— START OF COLLECTED MATERIAL —

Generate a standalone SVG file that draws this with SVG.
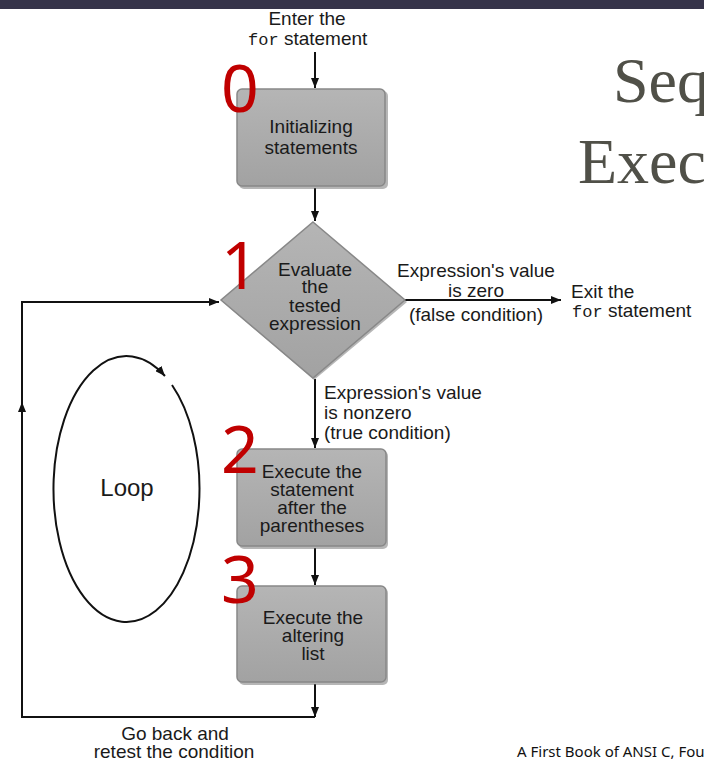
<svg xmlns="http://www.w3.org/2000/svg" width="704" height="762" viewBox="0 0 704 762">
<defs>
<linearGradient id="g" x1="0" y1="0" x2="0" y2="1">
<stop offset="0" stop-color="#b5b5b5"/>
<stop offset="1" stop-color="#a2a2a2"/>
</linearGradient>
<marker id="ah" viewBox="0 0 10 8" refX="10" refY="4" markerWidth="10" markerHeight="8" markerUnits="userSpaceOnUse" orient="auto">
<path d="M0,0 L10,4 L0,8 Z" fill="#111"/>
</marker>
</defs>
<style>
.box{fill:url(#g);stroke:#888;stroke-width:1.5}
.sh{fill:#6e6e6e;opacity:0.5}
.t{font-family:"Liberation Sans",Arial,sans-serif;font-size:19px;fill:#1a1a1a}
.c{text-anchor:middle}
.m{font-family:"Liberation Mono","Courier New",monospace;font-size:17px;fill:#1a1a1a}
.n{font-family:"Noto Sans","Open Sans",sans-serif;font-size:66px;fill:#c00000}
.ln{fill:none;stroke:#111;stroke-width:2}
.ttl{font-family:"Liberation Serif","DejaVu Serif",serif;font-size:64px;fill:#505048}
</style>
<rect x="0" y="0" width="704" height="9" fill="#36344a"/>
<text class="ttl" x="613" y="102">Seq</text>
<text class="ttl" x="578" y="183">Exec</text>

<g id="connectors">
<line class="ln" x1="315" y1="52" x2="315" y2="88" marker-end="url(#ah)"/>
<line class="ln" x1="315" y1="188" x2="315" y2="221" marker-end="url(#ah)"/>
<line class="ln" x1="405" y1="300" x2="561" y2="300" marker-end="url(#ah)"/>
<line class="ln" x1="315" y1="379" x2="315" y2="448" marker-end="url(#ah)"/>
<line class="ln" x1="315" y1="548" x2="315" y2="585" marker-end="url(#ah)"/>
<line class="ln" x1="315" y1="684" x2="315" y2="717" marker-end="url(#ah)"/>
<polyline class="ln" points="315,717 22,717 22,302 219,302" marker-end="url(#ah)"/>
<path d="M22,402 L26,412 L18,412 Z" fill="#111"/>
<path class="ln" stroke-width="3" d="M172,385 A73,133 0 1 1 165,376" marker-end="url(#ah)"/>
</g>

<g id="enter">
<text class="t c" x="307" y="25">Enter the</text>
<text x="248" y="45"><tspan class="m">for</tspan><tspan class="t"> statement</tspan></text>
</g>

<g id="init">
<rect class="sh" x="239" y="91" width="149" height="98" rx="5"/>
<rect class="box" x="237" y="89" width="148" height="97" rx="5"/>
<text class="t c" x="311" y="133">Initializing</text>
<text class="t c" x="311" y="154">statements</text>
</g>

<g id="evaluate">
<polygon class="sh" points="314,224 407,302 314,380 223,302"/>
<polygon class="box" points="313,222 405,300 313,378 221,300"/>
<text class="t c" x="315" y="276">Evaluate</text>
<text class="t c" x="315" y="293">the</text>
<text class="t c" x="315" y="312">tested</text>
<text class="t c" x="315" y="330">expression</text>
</g>

<g id="false-label">
<text class="t c" x="476" y="277">Expression's value</text>
<text class="t c" x="476" y="297">is zero</text>
<text class="t c" x="476" y="321">(false condition)</text>
</g>

<g id="exit">
<text class="t" x="571" y="298">Exit the</text>
<text x="572" y="317"><tspan class="m">for</tspan><tspan class="t"> statement</tspan></text>
</g>

<g id="true-label">
<text class="t" x="324" y="399">Expression's value</text>
<text class="t" x="324" y="419">is nonzero</text>
<text class="t" x="324" y="439">(true condition)</text>
</g>

<g id="body">
<rect class="sh" x="239" y="451" width="149" height="98" rx="5"/>
<rect class="box" x="237" y="449" width="149" height="97" rx="5"/>
<text class="t c" x="312" y="478">Execute the</text>
<text class="t c" x="312" y="496">statement</text>
<text class="t c" x="312" y="514">after the</text>
<text class="t c" x="312" y="532">parentheses</text>
</g>

<g id="alter">
<rect class="sh" x="239" y="588" width="149" height="97" rx="5"/>
<rect class="box" x="237" y="586" width="149" height="96" rx="5"/>
<text class="t c" x="313" y="624">Execute the</text>
<text class="t c" x="313" y="642">altering</text>
<text class="t c" x="313" y="660">list</text>
</g>

<g id="loop">
<text class="t c" x="127" y="496" style="font-size:24px">Loop</text>
</g>

<g id="goback">
<text class="t c" x="175" y="740">Go back and</text>
<text class="t c" x="174" y="758">retest the condition</text>
</g>

<g id="numbers">
<text class="n" x="221" y="112">0</text>
<text class="n" x="221" y="289">1</text>
<text class="n" x="221" y="473">2</text>
<text class="n" x="221" y="603">3</text>
</g>

<text x="517" y="757" style="font-family:'Noto Sans','Open Sans',sans-serif;font-size:15px;fill:#111">A First Book of ANSI C, Fou</text>
</svg>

— END OF COLLECTED MATERIAL —

THE PROBLEM: Make an exact copy of all the material, but keep the pictures out of it.

PROBLEM SOLUTION:
Generate a standalone SVG file that draws this with SVG.
<svg xmlns="http://www.w3.org/2000/svg" width="704" height="762" viewBox="0 0 704 762">
<defs>
<linearGradient id="g" x1="0" y1="0" x2="0" y2="1">
<stop offset="0" stop-color="#b5b5b5"/>
<stop offset="1" stop-color="#a2a2a2"/>
</linearGradient>
<marker id="ah" viewBox="0 0 10 8" refX="10" refY="4" markerWidth="10" markerHeight="8" markerUnits="userSpaceOnUse" orient="auto">
<path d="M0,0 L10,4 L0,8 Z" fill="#111"/>
</marker>
</defs>
<style>
.box{fill:url(#g);stroke:#888;stroke-width:1.5}
.sh{fill:#6e6e6e;opacity:0.5}
.t{font-family:"Liberation Sans",Arial,sans-serif;font-size:19px;fill:#1a1a1a}
.c{text-anchor:middle}
.m{font-family:"Liberation Mono","Courier New",monospace;font-size:17px;fill:#1a1a1a}
.n{font-family:"Noto Sans","Open Sans",sans-serif;font-size:66px;fill:#c00000}
.ln{fill:none;stroke:#111;stroke-width:2}
.ttl{font-family:"Liberation Serif","DejaVu Serif",serif;font-size:64px;fill:#505048}
</style>
<rect x="0" y="0" width="704" height="9" fill="#36344a"/>
<text class="ttl" x="613" y="102">Seq</text>
<text class="ttl" x="578" y="183">Exec</text>

<g id="connectors">
<line class="ln" x1="315" y1="52" x2="315" y2="88" marker-end="url(#ah)"/>
<line class="ln" x1="315" y1="188" x2="315" y2="221" marker-end="url(#ah)"/>
<line class="ln" x1="405" y1="300" x2="561" y2="300" marker-end="url(#ah)"/>
<line class="ln" x1="315" y1="379" x2="315" y2="448" marker-end="url(#ah)"/>
<line class="ln" x1="315" y1="548" x2="315" y2="585" marker-end="url(#ah)"/>
<line class="ln" x1="315" y1="684" x2="315" y2="717" marker-end="url(#ah)"/>
<polyline class="ln" points="315,717 22,717 22,302 219,302" marker-end="url(#ah)"/>
<path d="M22,402 L26,412 L18,412 Z" fill="#111"/>
<path class="ln" stroke-width="3" d="M172,385 A73,133 0 1 1 165,376" marker-end="url(#ah)"/>
</g>

<g id="enter">
<text class="t c" x="307" y="25">Enter the</text>
<text x="248" y="45"><tspan class="m">for</tspan><tspan class="t"> statement</tspan></text>
</g>

<g id="init">
<rect class="sh" x="239" y="91" width="149" height="98" rx="5"/>
<rect class="box" x="237" y="89" width="148" height="97" rx="5"/>
<text class="t c" x="311" y="133">Initializing</text>
<text class="t c" x="311" y="154">statements</text>
</g>

<g id="evaluate">
<polygon class="sh" points="314,224 407,302 314,380 223,302"/>
<polygon class="box" points="313,222 405,300 313,378 221,300"/>
<text class="t c" x="315" y="276">Evaluate</text>
<text class="t c" x="315" y="293">the</text>
<text class="t c" x="315" y="312">tested</text>
<text class="t c" x="315" y="330">expression</text>
</g>

<g id="false-label">
<text class="t c" x="476" y="277">Expression's value</text>
<text class="t c" x="476" y="297">is zero</text>
<text class="t c" x="476" y="321">(false condition)</text>
</g>

<g id="exit">
<text class="t" x="571" y="298">Exit the</text>
<text x="572" y="317"><tspan class="m">for</tspan><tspan class="t"> statement</tspan></text>
</g>

<g id="true-label">
<text class="t" x="324" y="399">Expression's value</text>
<text class="t" x="324" y="419">is nonzero</text>
<text class="t" x="324" y="439">(true condition)</text>
</g>

<g id="body">
<rect class="sh" x="239" y="451" width="149" height="98" rx="5"/>
<rect class="box" x="237" y="449" width="149" height="97" rx="5"/>
<text class="t c" x="312" y="478">Execute the</text>
<text class="t c" x="312" y="496">statement</text>
<text class="t c" x="312" y="514">after the</text>
<text class="t c" x="312" y="532">parentheses</text>
</g>

<g id="alter">
<rect class="sh" x="239" y="588" width="149" height="97" rx="5"/>
<rect class="box" x="237" y="586" width="149" height="96" rx="5"/>
<text class="t c" x="313" y="624">Execute the</text>
<text class="t c" x="313" y="642">altering</text>
<text class="t c" x="313" y="660">list</text>
</g>

<g id="loop">
<text class="t c" x="127" y="496" style="font-size:24px">Loop</text>
</g>

<g id="goback">
<text class="t c" x="175" y="740">Go back and</text>
<text class="t c" x="174" y="758">retest the condition</text>
</g>

<g id="numbers">
<text class="n" x="221" y="112">0</text>
<text class="n" x="221" y="289">1</text>
<text class="n" x="221" y="473">2</text>
<text class="n" x="221" y="603">3</text>
</g>

<text x="517" y="757" style="font-family:'Noto Sans','Open Sans',sans-serif;font-size:15px;fill:#111">A First Book of ANSI C, Fou</text>
</svg>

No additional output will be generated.